Thursday, August 26, 2010

I Don't Need Hear The Words

The branch of the Gagosian in London, near King's Cross, currently has an exhibition of lateish Picasso, of works from 1945-62. It is, so far as I could see, almost unbelievably bad, not in the sense that it's poorly hung or curated, but in the sense that the vast majority of the work in it lacks any obvious redeeming quality. There are some nicely bold posters, a couple of the characteristic sketches of bulls pared down to essential, pure lines, and a few entertaining ceramics, but the majority of the work is paintings, and terrible paintings. They're muddy, lazily uncomposed, faux naive, as if experiments in how far a reputation'll take you, without purpose even in their purposelessness.
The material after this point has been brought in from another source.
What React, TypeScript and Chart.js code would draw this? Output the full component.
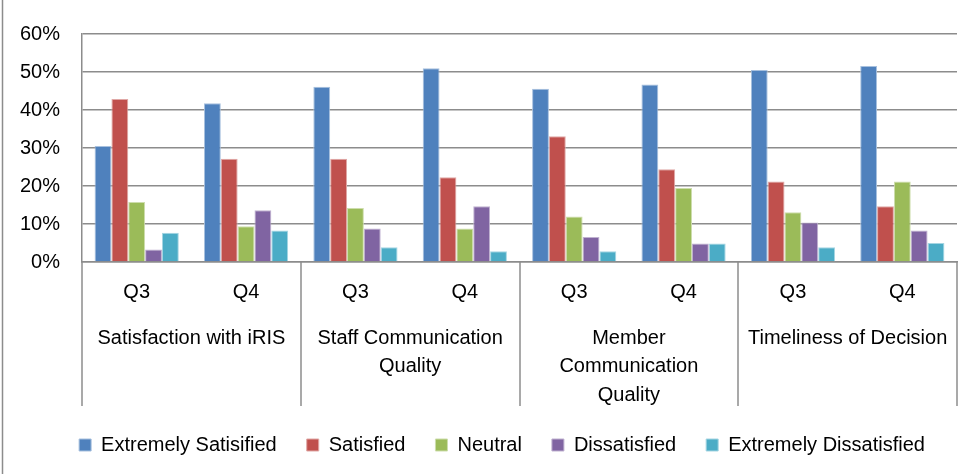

There's nothing disconcerting or arresting about them, they're just ugly and placid, the colours mutedly uncomplementary, without either coherence or contradiction, the lines slapdash, unalive, just left lying there. It's been reviewed as showing an intimate, domestic side to Picasso: if that grey formlessness was his domestic life, God help him.

3 comments:

rachele said...

That is very sad. I do not want to believe that Picasso could do anything ugly, but I guess if one were as prolific as he has been inspiration does die out periodically. What were they paintings of?

Rob Jubb said...

Mostly portraits of lovers and children - hence the apparent insight into his domestic life - but also some landscapes. I was in an odd mood yesterday, so maybe that's part of it, but they did seem just incompetent.

rachele said...

It just struck me more as I had just seen some lovely drawings/portraits - mostly of lovers/women - at the Moma at the weekend. Maybe they had got all the good ones.